• Problem statement: Give every line of the data again, unchanged, but with no pictures.

BEGIN

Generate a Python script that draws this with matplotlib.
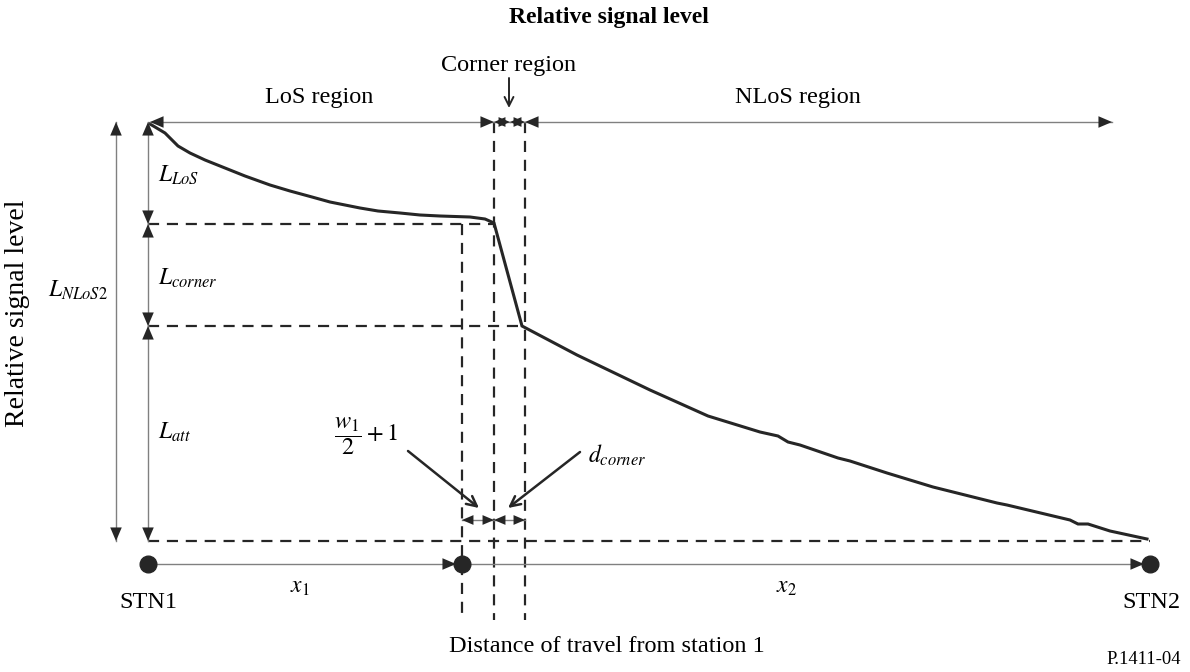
import numpy as np
import matplotlib.pyplot as plt

plt.rcParams['font.family'] = ['Liberation Serif', 'DejaVu Serif']
plt.rcParams['mathtext.fontset'] = 'stix'

# diagram laid out in a 1190 x 672 pixel-like space (y grows downward)
top_y = 122
los_y = 224
corner_y = 326
bottom_y = 541
axis_y = 564
stn1_x = 148
stn2_x = 1150
x_w = 462
x_c1 = 494
x_c2 = 525

# signal level curve
curve_x = [150, 155, 165, 178, 190, 205, 225, 245, 270, 290, 312, 330, 345, 360, 378, 400,
           420, 440, 470, 485, 494, 522, 577, 650, 708, 760, 778, 788, 800, 838, 850,
           887, 933, 997, 1007, 1070, 1078, 1088, 1110, 1147]
curve_y = [124, 127, 133, 146, 153, 160, 168, 176, 185, 191, 197, 202, 205, 208, 211, 213,
           215, 216, 217, 219, 223, 326, 355, 390, 416, 432, 436, 442, 445, 458, 461,
           473, 487, 503, 505, 520, 524, 524, 531, 539]

fig = plt.figure(figsize=(11.9, 6.72), dpi=100)
ax = fig.add_axes([0, 0, 1, 1])
ax.set_xlim(0, 1190)
ax.set_ylim(672, 0)
ax.axis('off')

gray = '#808080'
dark = '#262626'
dash = dict(color=dark, lw=1.6, ls=(0, (5, 3.5)))


def heads(x0, y0, x1, y1, style, ms):
    # filled dark heads only, the shaft is drawn separately in gray
    ax.plot([x0, x1], [y0, y1], color=gray, lw=1.0)
    ax.annotate('', xy=(x1, y1), xytext=(x0, y0),
                arrowprops=dict(arrowstyle=style + ',head_length=0.75,head_width=0.32',
                                lw=0, mutation_scale=ms, shrinkA=0, shrinkB=0,
                                edgecolor='none', facecolor=dark))


def dbl(x0, y0, x1, y1, ms=13):
    heads(x0, y0, x1, y1, '<|-|>', ms)


def one(x0, y0, x1, y1, ms=13):
    heads(x0, y0, x1, y1, '-|>', ms)


def pointer(x0, y0, x1, y1, lw=1.8, ms=18):
    ax.annotate('', xy=(x1, y1), xytext=(x0, y0),
                arrowprops=dict(arrowstyle='->', lw=lw, mutation_scale=ms,
                                shrinkA=0, shrinkB=0, color=dark))


# dashed guide lines
ax.plot([stn1_x, x_c1], [los_y, los_y], **dash)
ax.plot([stn1_x, x_c2], [corner_y, corner_y], **dash)
ax.plot([stn1_x, stn2_x], [bottom_y, bottom_y], **dash)
ax.plot([x_w, x_w], [los_y, 620], **dash)
ax.plot([x_c1, x_c1], [top_y, 620], **dash)
ax.plot([x_c2, x_c2], [top_y, 620], **dash)

# curve
ax.plot(curve_x, curve_y, color=dark, lw=2.2, solid_joinstyle='miter')

# vertical dimension arrows
dbl(116, top_y, 116, bottom_y)
dbl(stn1_x, top_y, stn1_x, los_y)
dbl(stn1_x, los_y, stn1_x, corner_y)
dbl(stn1_x, corner_y, stn1_x, bottom_y)

# top region arrows
dbl(stn1_x + 2, top_y, x_c1, top_y)
dbl(x_c1, top_y, 510, top_y, ms=11)
dbl(510, top_y, x_c2, top_y, ms=11)
dbl(x_c2, top_y, 1112, top_y)

# small width arrows near the bottom
dbl(x_w, 520, x_c1, 520, ms=11)
dbl(x_c1, 520, x_c2, 520, ms=11)

# distance axis
one(stn1_x, axis_y, x_w - 6, axis_y)
one(x_w, axis_y, stn2_x - 6, axis_y)
ax.plot([stn1_x, x_w, stn2_x], [axis_y] * 3, 'o', color=dark, ms=12)

# pointer arrows
pointer(509, 78, 509, 108, lw=1.4, ms=16)
pointer(408, 451, 479, 508)
pointer(580, 452, 508, 508)

fs = 17.5
ax.text(609, 18, 'Relative signal level', fontsize=17, fontweight='bold', ha='center', va='center')
ax.text(509, 65, 'Corner region', fontsize=fs, ha='center', va='center')
ax.text(319, 97, 'LoS region', fontsize=fs, ha='center', va='center')
ax.text(798, 97, 'NLoS region', fontsize=fs, ha='center', va='center')
ax.text(18, 313, 'Relative signal level', fontsize=20, rotation=90, ha='center', va='center')
ax.text(48, 290, r'$L_{NLoS2}$', fontsize=17, ha='left', va='center')
ax.text(158, 175, r'$L_{LoS}$', fontsize=17, ha='left', va='center')
ax.text(158, 278, r'$L_{corner}$', fontsize=17, ha='left', va='center')
ax.text(158, 432, r'$L_{att}$', fontsize=17, ha='left', va='center')
ax.text(366, 436, r'$\dfrac{w_1}{2}+1$', fontsize=17.5, ha='center', va='center')
ax.text(588, 455, r'$d_{corner}$', fontsize=17, ha='left', va='center')
ax.text(300, 588, r'$x_1$', fontsize=17, ha='center', va='center')
ax.text(786, 588, r'$x_2$', fontsize=17, ha='center', va='center')
ax.text(stn1_x, 602, 'STN1', fontsize=fs, ha='center', va='center')
ax.text(1151, 602, 'STN2', fontsize=fs, ha='center', va='center')
ax.text(607, 646, 'Distance of travel from station 1', fontsize=fs, ha='center', va='center')
ax.text(1181, 660, 'P.1411-04', fontsize=13.4, ha='right', va='center')

fig.savefig('out.png', dpi=100, facecolor='white')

END

• Output below:
Generate a Python script that draws this with matplotlib.
import numpy as np
import matplotlib.pyplot as plt

plt.rcParams['font.family'] = ['Liberation Serif', 'DejaVu Serif']
plt.rcParams['mathtext.fontset'] = 'stix'

# diagram laid out in a 1190 x 672 pixel-like space (y grows downward)
top_y = 122
los_y = 224
corner_y = 326
bottom_y = 541
axis_y = 564
stn1_x = 148
stn2_x = 1150
x_w = 462
x_c1 = 494
x_c2 = 525

# signal level curve
curve_x = [150, 155, 165, 178, 190, 205, 225, 245, 270, 290, 312, 330, 345, 360, 378, 400,
           420, 440, 470, 485, 494, 522, 577, 650, 708, 760, 778, 788, 800, 838, 850,
           887, 933, 997, 1007, 1070, 1078, 1088, 1110, 1147]
curve_y = [124, 127, 133, 146, 153, 160, 168, 176, 185, 191, 197, 202, 205, 208, 211, 213,
           215, 216, 217, 219, 223, 326, 355, 390, 416, 432, 436, 442, 445, 458, 461,
           473, 487, 503, 505, 520, 524, 524, 531, 539]

fig = plt.figure(figsize=(11.9, 6.72), dpi=100)
ax = fig.add_axes([0, 0, 1, 1])
ax.set_xlim(0, 1190)
ax.set_ylim(672, 0)
ax.axis('off')

gray = '#808080'
dark = '#262626'
dash = dict(color=dark, lw=1.6, ls=(0, (5, 3.5)))


def heads(x0, y0, x1, y1, style, ms):
    # filled dark heads only, the shaft is drawn separately in gray
    ax.plot([x0, x1], [y0, y1], color=gray, lw=1.0)
    ax.annotate('', xy=(x1, y1), xytext=(x0, y0),
                arrowprops=dict(arrowstyle=style + ',head_length=0.75,head_width=0.32',
                                lw=0, mutation_scale=ms, shrinkA=0, shrinkB=0,
                                edgecolor='none', facecolor=dark))


def dbl(x0, y0, x1, y1, ms=13):
    heads(x0, y0, x1, y1, '<|-|>', ms)


def one(x0, y0, x1, y1, ms=13):
    heads(x0, y0, x1, y1, '-|>', ms)


def pointer(x0, y0, x1, y1, lw=1.8, ms=18):
    ax.annotate('', xy=(x1, y1), xytext=(x0, y0),
                arrowprops=dict(arrowstyle='->', lw=lw, mutation_scale=ms,
                                shrinkA=0, shrinkB=0, color=dark))


# dashed guide lines
ax.plot([stn1_x, x_c1], [los_y, los_y], **dash)
ax.plot([stn1_x, x_c2], [corner_y, corner_y], **dash)
ax.plot([stn1_x, stn2_x], [bottom_y, bottom_y], **dash)
ax.plot([x_w, x_w], [los_y, 620], **dash)
ax.plot([x_c1, x_c1], [top_y, 620], **dash)
ax.plot([x_c2, x_c2], [top_y, 620], **dash)

# curve
ax.plot(curve_x, curve_y, color=dark, lw=2.2, solid_joinstyle='miter')

# vertical dimension arrows
dbl(116, top_y, 116, bottom_y)
dbl(stn1_x, top_y, stn1_x, los_y)
dbl(stn1_x, los_y, stn1_x, corner_y)
dbl(stn1_x, corner_y, stn1_x, bottom_y)

# top region arrows
dbl(stn1_x + 2, top_y, x_c1, top_y)
dbl(x_c1, top_y, 510, top_y, ms=11)
dbl(510, top_y, x_c2, top_y, ms=11)
dbl(x_c2, top_y, 1112, top_y)

# small width arrows near the bottom
dbl(x_w, 520, x_c1, 520, ms=11)
dbl(x_c1, 520, x_c2, 520, ms=11)

# distance axis
one(stn1_x, axis_y, x_w - 6, axis_y)
one(x_w, axis_y, stn2_x - 6, axis_y)
ax.plot([stn1_x, x_w, stn2_x], [axis_y] * 3, 'o', color=dark, ms=12)

# pointer arrows
pointer(509, 78, 509, 108, lw=1.4, ms=16)
pointer(408, 451, 479, 508)
pointer(580, 452, 508, 508)

fs = 17.5
ax.text(609, 18, 'Relative signal level', fontsize=17, fontweight='bold', ha='center', va='center')
ax.text(509, 65, 'Corner region', fontsize=fs, ha='center', va='center')
ax.text(319, 97, 'LoS region', fontsize=fs, ha='center', va='center')
ax.text(798, 97, 'NLoS region', fontsize=fs, ha='center', va='center')
ax.text(18, 313, 'Relative signal level', fontsize=20, rotation=90, ha='center', va='center')
ax.text(48, 290, r'$L_{NLoS2}$', fontsize=17, ha='left', va='center')
ax.text(158, 175, r'$L_{LoS}$', fontsize=17, ha='left', va='center')
ax.text(158, 278, r'$L_{corner}$', fontsize=17, ha='left', va='center')
ax.text(158, 432, r'$L_{att}$', fontsize=17, ha='left', va='center')
ax.text(366, 436, r'$\dfrac{w_1}{2}+1$', fontsize=17.5, ha='center', va='center')
ax.text(588, 455, r'$d_{corner}$', fontsize=17, ha='left', va='center')
ax.text(300, 588, r'$x_1$', fontsize=17, ha='center', va='center')
ax.text(786, 588, r'$x_2$', fontsize=17, ha='center', va='center')
ax.text(stn1_x, 602, 'STN1', fontsize=fs, ha='center', va='center')
ax.text(1151, 602, 'STN2', fontsize=fs, ha='center', va='center')
ax.text(607, 646, 'Distance of travel from station 1', fontsize=fs, ha='center', va='center')
ax.text(1181, 660, 'P.1411-04', fontsize=13.4, ha='right', va='center')

fig.savefig('out.png', dpi=100, facecolor='white')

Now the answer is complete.